— START —
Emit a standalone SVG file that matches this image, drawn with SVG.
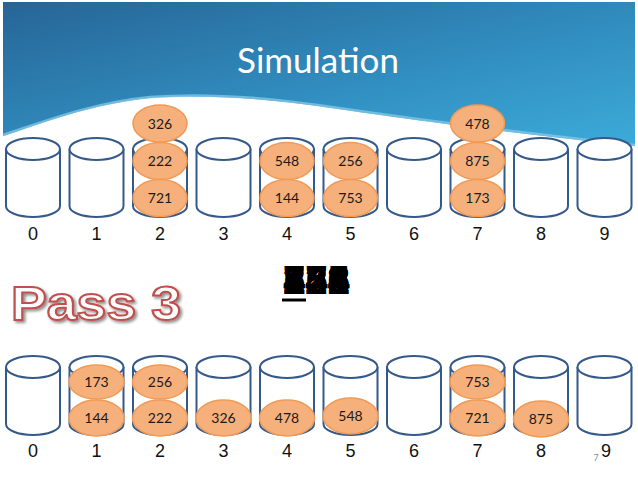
<svg xmlns="http://www.w3.org/2000/svg" width="638" height="478" viewBox="0 0 638 478">
<defs>
<linearGradient id="sky" x1="0" y1="0" x2="1" y2="1">
<stop offset="0" stop-color="#266596"/>
<stop offset="0.6" stop-color="#3290c2"/>
<stop offset="1" stop-color="#3cabd9"/>
</linearGradient>
<filter id="shadow" x="-10%" y="-20%" width="130%" height="150%">
<feGaussianBlur in="SourceAlpha" stdDeviation="1.5"/>
<feOffset dx="2" dy="2" result="b"/>
<feComponentTransfer><feFuncA type="linear" slope="0.45"/></feComponentTransfer>
<feMerge><feMergeNode/><feMergeNode in="SourceGraphic"/></feMerge>
</filter>
<g id="cyl">
<path d="M-27,0 V57 A27,11 0 0 0 27,57 V0" fill="#fff" stroke="#34598a" stroke-width="2"/>
<ellipse cx="0" cy="0" rx="27" ry="11" fill="#fff" stroke="#34598a" stroke-width="2"/>
</g>
</defs>
<style>
.ball{fill:#f6b07c;stroke:#f19a55;stroke-width:1.5}
.num{font-family:Lato,"Open Sans",sans-serif;font-size:14px;fill:#1a1a1a;text-anchor:middle}
.lbl{font-family:"Liberation Sans",Arial,sans-serif;font-size:18px;fill:#111;text-anchor:middle}
.big{font-family:"Liberation Sans",Arial,sans-serif;font-weight:bold;font-size:40px;fill:#000}
</style>
<rect width="638" height="478" fill="#fff"/>
<g id="header">
<path d="M3,2 H635 V146 C500,132 400,118 318,106 C260,98 200,94 150,98 C90,104 40,124 3,136 Z" fill="url(#sky)"/>
<path d="M635,145 C500,131 400,117 318,105 C260,97 200,93 150,97 C90,103 40,123 3,135" fill="none" stroke="#7fc6e6" stroke-width="2.5" opacity="0.8"/>
<text x="318" y="73" font-family="Lato,'Open Sans',sans-serif" font-size="35" fill="#fff" text-anchor="middle">Simulation</text>
</g>
<g id="top-buckets">
<g id="t0"><use href="#cyl" x="33" y="149"/><text class="lbl" x="33" y="240">0</text></g>
<g id="t1"><use href="#cyl" x="96.5" y="149"/><text class="lbl" x="96.5" y="240">1</text></g>
<g id="t2"><use href="#cyl" x="160" y="149"/><text class="lbl" x="160" y="240">2</text>
<ellipse class="ball" cx="160" cy="123.5" rx="27" ry="18.5"/><text class="num" x="160" y="128.5">326</text>
<ellipse class="ball" cx="160" cy="161" rx="27" ry="18.5"/><text class="num" x="160" y="166">222</text>
<ellipse class="ball" cx="160" cy="198" rx="27" ry="18.5"/><text class="num" x="160" y="203">721</text></g>
<g id="t3"><use href="#cyl" x="223.5" y="149"/><text class="lbl" x="223.5" y="240">3</text></g>
<g id="t4"><use href="#cyl" x="287" y="149"/><text class="lbl" x="287" y="240">4</text>
<ellipse class="ball" cx="287" cy="161" rx="27" ry="18.5"/><text class="num" x="287" y="166">548</text>
<ellipse class="ball" cx="287" cy="198" rx="27" ry="18.5"/><text class="num" x="287" y="203">144</text></g>
<g id="t5"><use href="#cyl" x="350.5" y="149"/><text class="lbl" x="350.5" y="240">5</text>
<ellipse class="ball" cx="350.5" cy="161" rx="27" ry="18.5"/><text class="num" x="350.5" y="166">256</text>
<ellipse class="ball" cx="350.5" cy="198" rx="27" ry="18.5"/><text class="num" x="350.5" y="203">753</text></g>
<g id="t6"><use href="#cyl" x="414" y="149"/><text class="lbl" x="414" y="240">6</text></g>
<g id="t7"><use href="#cyl" x="477.5" y="149"/><text class="lbl" x="477.5" y="240">7</text>
<ellipse class="ball" cx="477.5" cy="123.5" rx="27" ry="18.5"/><text class="num" x="477.5" y="128.5">478</text>
<ellipse class="ball" cx="477.5" cy="161" rx="27" ry="18.5"/><text class="num" x="477.5" y="166">875</text>
<ellipse class="ball" cx="477.5" cy="198" rx="27" ry="18.5"/><text class="num" x="477.5" y="203">173</text></g>
<g id="t8"><use href="#cyl" x="541" y="149"/><text class="lbl" x="541" y="240">8</text></g>
<g id="t9"><use href="#cyl" x="604.5" y="149"/><text class="lbl" x="604.5" y="240">9</text></g>
</g>
<g id="current">
<text class="big" x="283" y="294">326</text>
<text class="big" x="283" y="294">478</text>
<text class="big" x="283" y="294">222</text>
<text class="big" x="283" y="294">548</text>
<text class="big" x="283" y="294">256</text>
<text class="big" x="283" y="294">875</text>
<text class="big" x="283" y="294">721</text>
<text class="big" x="283" y="294">144</text>
<text class="big" x="283" y="294">753</text>
<text class="big" x="283" y="294">173</text>
<rect x="282" y="298.5" width="24" height="3" fill="#000"/>
</g>
<g id="pass" filter="url(#shadow)">
<text x="11" y="320" font-family="'Liberation Sans',Arial,sans-serif" font-weight="bold" font-size="48" fill="#fff" stroke="#c0504d" stroke-width="2" textLength="170" lengthAdjust="spacingAndGlyphs">Pass 3</text>
</g>
<g id="bottom-buckets">
<g id="b0"><use href="#cyl" x="33" y="367"/><text class="lbl" x="33" y="457">0</text></g>
<g id="b1"><use href="#cyl" x="96.5" y="367"/><text class="lbl" x="96.5" y="457">1</text>
<ellipse class="ball" cx="96.5" cy="382" rx="27.5" ry="17"/><text class="num" x="96.5" y="387">173</text>
<ellipse class="ball" cx="96.5" cy="418" rx="27.5" ry="18"/><text class="num" x="96.5" y="423">144</text></g>
<g id="b2"><use href="#cyl" x="160" y="367"/><text class="lbl" x="160" y="457">2</text>
<ellipse class="ball" cx="160" cy="382" rx="27.5" ry="17"/><text class="num" x="160" y="387">256</text>
<ellipse class="ball" cx="160" cy="418" rx="27.5" ry="18"/><text class="num" x="160" y="423">222</text></g>
<g id="b3"><use href="#cyl" x="223.5" y="367"/><text class="lbl" x="223.5" y="457">3</text>
<ellipse class="ball" cx="223.5" cy="418" rx="27.5" ry="18"/><text class="num" x="223.5" y="423">326</text></g>
<g id="b4"><use href="#cyl" x="287" y="367"/><text class="lbl" x="287" y="457">4</text>
<ellipse class="ball" cx="287" cy="418" rx="27.5" ry="18"/><text class="num" x="287" y="423">478</text></g>
<g id="b5"><use href="#cyl" x="350.5" y="367"/><text class="lbl" x="350.5" y="457">5</text>
<ellipse class="ball" cx="350.5" cy="416" rx="27.5" ry="18"/><text class="num" x="350.5" y="421">548</text></g>
<g id="b6"><use href="#cyl" x="414" y="367"/><text class="lbl" x="414" y="457">6</text></g>
<g id="b7"><use href="#cyl" x="477.5" y="367"/><text class="lbl" x="477.5" y="457">7</text>
<ellipse class="ball" cx="477.5" cy="382" rx="27.5" ry="17"/><text class="num" x="477.5" y="387">753</text>
<ellipse class="ball" cx="477.5" cy="418" rx="27.5" ry="18"/><text class="num" x="477.5" y="423">721</text></g>
<g id="b8"><use href="#cyl" x="541" y="367"/><text class="lbl" x="541" y="457">8</text>
<ellipse class="ball" cx="541" cy="419" rx="27.5" ry="18"/><text class="num" x="541" y="424">875</text></g>
<g id="b9"><use href="#cyl" x="604.5" y="367"/><text class="lbl" x="606" y="457">9</text></g>
</g>
<text x="596" y="461" font-family="Lato,sans-serif" font-size="9" fill="#8c8c8c" text-anchor="middle">7</text>
</svg>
— END —
JOB: Without the pictures, repeat the listing above exactly.

CORRECT RESULT:
Emit a standalone SVG file that matches this image, drawn with SVG.
<svg xmlns="http://www.w3.org/2000/svg" width="638" height="478" viewBox="0 0 638 478">
<defs>
<linearGradient id="sky" x1="0" y1="0" x2="1" y2="1">
<stop offset="0" stop-color="#266596"/>
<stop offset="0.6" stop-color="#3290c2"/>
<stop offset="1" stop-color="#3cabd9"/>
</linearGradient>
<filter id="shadow" x="-10%" y="-20%" width="130%" height="150%">
<feGaussianBlur in="SourceAlpha" stdDeviation="1.5"/>
<feOffset dx="2" dy="2" result="b"/>
<feComponentTransfer><feFuncA type="linear" slope="0.45"/></feComponentTransfer>
<feMerge><feMergeNode/><feMergeNode in="SourceGraphic"/></feMerge>
</filter>
<g id="cyl">
<path d="M-27,0 V57 A27,11 0 0 0 27,57 V0" fill="#fff" stroke="#34598a" stroke-width="2"/>
<ellipse cx="0" cy="0" rx="27" ry="11" fill="#fff" stroke="#34598a" stroke-width="2"/>
</g>
</defs>
<style>
.ball{fill:#f6b07c;stroke:#f19a55;stroke-width:1.5}
.num{font-family:Lato,"Open Sans",sans-serif;font-size:14px;fill:#1a1a1a;text-anchor:middle}
.lbl{font-family:"Liberation Sans",Arial,sans-serif;font-size:18px;fill:#111;text-anchor:middle}
.big{font-family:"Liberation Sans",Arial,sans-serif;font-weight:bold;font-size:40px;fill:#000}
</style>
<rect width="638" height="478" fill="#fff"/>
<g id="header">
<path d="M3,2 H635 V146 C500,132 400,118 318,106 C260,98 200,94 150,98 C90,104 40,124 3,136 Z" fill="url(#sky)"/>
<path d="M635,145 C500,131 400,117 318,105 C260,97 200,93 150,97 C90,103 40,123 3,135" fill="none" stroke="#7fc6e6" stroke-width="2.5" opacity="0.8"/>
<text x="318" y="73" font-family="Lato,'Open Sans',sans-serif" font-size="35" fill="#fff" text-anchor="middle">Simulation</text>
</g>
<g id="top-buckets">
<g id="t0"><use href="#cyl" x="33" y="149"/><text class="lbl" x="33" y="240">0</text></g>
<g id="t1"><use href="#cyl" x="96.5" y="149"/><text class="lbl" x="96.5" y="240">1</text></g>
<g id="t2"><use href="#cyl" x="160" y="149"/><text class="lbl" x="160" y="240">2</text>
<ellipse class="ball" cx="160" cy="123.5" rx="27" ry="18.5"/><text class="num" x="160" y="128.5">326</text>
<ellipse class="ball" cx="160" cy="161" rx="27" ry="18.5"/><text class="num" x="160" y="166">222</text>
<ellipse class="ball" cx="160" cy="198" rx="27" ry="18.5"/><text class="num" x="160" y="203">721</text></g>
<g id="t3"><use href="#cyl" x="223.5" y="149"/><text class="lbl" x="223.5" y="240">3</text></g>
<g id="t4"><use href="#cyl" x="287" y="149"/><text class="lbl" x="287" y="240">4</text>
<ellipse class="ball" cx="287" cy="161" rx="27" ry="18.5"/><text class="num" x="287" y="166">548</text>
<ellipse class="ball" cx="287" cy="198" rx="27" ry="18.5"/><text class="num" x="287" y="203">144</text></g>
<g id="t5"><use href="#cyl" x="350.5" y="149"/><text class="lbl" x="350.5" y="240">5</text>
<ellipse class="ball" cx="350.5" cy="161" rx="27" ry="18.5"/><text class="num" x="350.5" y="166">256</text>
<ellipse class="ball" cx="350.5" cy="198" rx="27" ry="18.5"/><text class="num" x="350.5" y="203">753</text></g>
<g id="t6"><use href="#cyl" x="414" y="149"/><text class="lbl" x="414" y="240">6</text></g>
<g id="t7"><use href="#cyl" x="477.5" y="149"/><text class="lbl" x="477.5" y="240">7</text>
<ellipse class="ball" cx="477.5" cy="123.5" rx="27" ry="18.5"/><text class="num" x="477.5" y="128.5">478</text>
<ellipse class="ball" cx="477.5" cy="161" rx="27" ry="18.5"/><text class="num" x="477.5" y="166">875</text>
<ellipse class="ball" cx="477.5" cy="198" rx="27" ry="18.5"/><text class="num" x="477.5" y="203">173</text></g>
<g id="t8"><use href="#cyl" x="541" y="149"/><text class="lbl" x="541" y="240">8</text></g>
<g id="t9"><use href="#cyl" x="604.5" y="149"/><text class="lbl" x="604.5" y="240">9</text></g>
</g>
<g id="current">
<text class="big" x="283" y="294">326</text>
<text class="big" x="283" y="294">478</text>
<text class="big" x="283" y="294">222</text>
<text class="big" x="283" y="294">548</text>
<text class="big" x="283" y="294">256</text>
<text class="big" x="283" y="294">875</text>
<text class="big" x="283" y="294">721</text>
<text class="big" x="283" y="294">144</text>
<text class="big" x="283" y="294">753</text>
<text class="big" x="283" y="294">173</text>
<rect x="282" y="298.5" width="24" height="3" fill="#000"/>
</g>
<g id="pass" filter="url(#shadow)">
<text x="11" y="320" font-family="'Liberation Sans',Arial,sans-serif" font-weight="bold" font-size="48" fill="#fff" stroke="#c0504d" stroke-width="2" textLength="170" lengthAdjust="spacingAndGlyphs">Pass 3</text>
</g>
<g id="bottom-buckets">
<g id="b0"><use href="#cyl" x="33" y="367"/><text class="lbl" x="33" y="457">0</text></g>
<g id="b1"><use href="#cyl" x="96.5" y="367"/><text class="lbl" x="96.5" y="457">1</text>
<ellipse class="ball" cx="96.5" cy="382" rx="27.5" ry="17"/><text class="num" x="96.5" y="387">173</text>
<ellipse class="ball" cx="96.5" cy="418" rx="27.5" ry="18"/><text class="num" x="96.5" y="423">144</text></g>
<g id="b2"><use href="#cyl" x="160" y="367"/><text class="lbl" x="160" y="457">2</text>
<ellipse class="ball" cx="160" cy="382" rx="27.5" ry="17"/><text class="num" x="160" y="387">256</text>
<ellipse class="ball" cx="160" cy="418" rx="27.5" ry="18"/><text class="num" x="160" y="423">222</text></g>
<g id="b3"><use href="#cyl" x="223.5" y="367"/><text class="lbl" x="223.5" y="457">3</text>
<ellipse class="ball" cx="223.5" cy="418" rx="27.5" ry="18"/><text class="num" x="223.5" y="423">326</text></g>
<g id="b4"><use href="#cyl" x="287" y="367"/><text class="lbl" x="287" y="457">4</text>
<ellipse class="ball" cx="287" cy="418" rx="27.5" ry="18"/><text class="num" x="287" y="423">478</text></g>
<g id="b5"><use href="#cyl" x="350.5" y="367"/><text class="lbl" x="350.5" y="457">5</text>
<ellipse class="ball" cx="350.5" cy="416" rx="27.5" ry="18"/><text class="num" x="350.5" y="421">548</text></g>
<g id="b6"><use href="#cyl" x="414" y="367"/><text class="lbl" x="414" y="457">6</text></g>
<g id="b7"><use href="#cyl" x="477.5" y="367"/><text class="lbl" x="477.5" y="457">7</text>
<ellipse class="ball" cx="477.5" cy="382" rx="27.5" ry="17"/><text class="num" x="477.5" y="387">753</text>
<ellipse class="ball" cx="477.5" cy="418" rx="27.5" ry="18"/><text class="num" x="477.5" y="423">721</text></g>
<g id="b8"><use href="#cyl" x="541" y="367"/><text class="lbl" x="541" y="457">8</text>
<ellipse class="ball" cx="541" cy="419" rx="27.5" ry="18"/><text class="num" x="541" y="424">875</text></g>
<g id="b9"><use href="#cyl" x="604.5" y="367"/><text class="lbl" x="606" y="457">9</text></g>
</g>
<text x="596" y="461" font-family="Lato,sans-serif" font-size="9" fill="#8c8c8c" text-anchor="middle">7</text>
</svg>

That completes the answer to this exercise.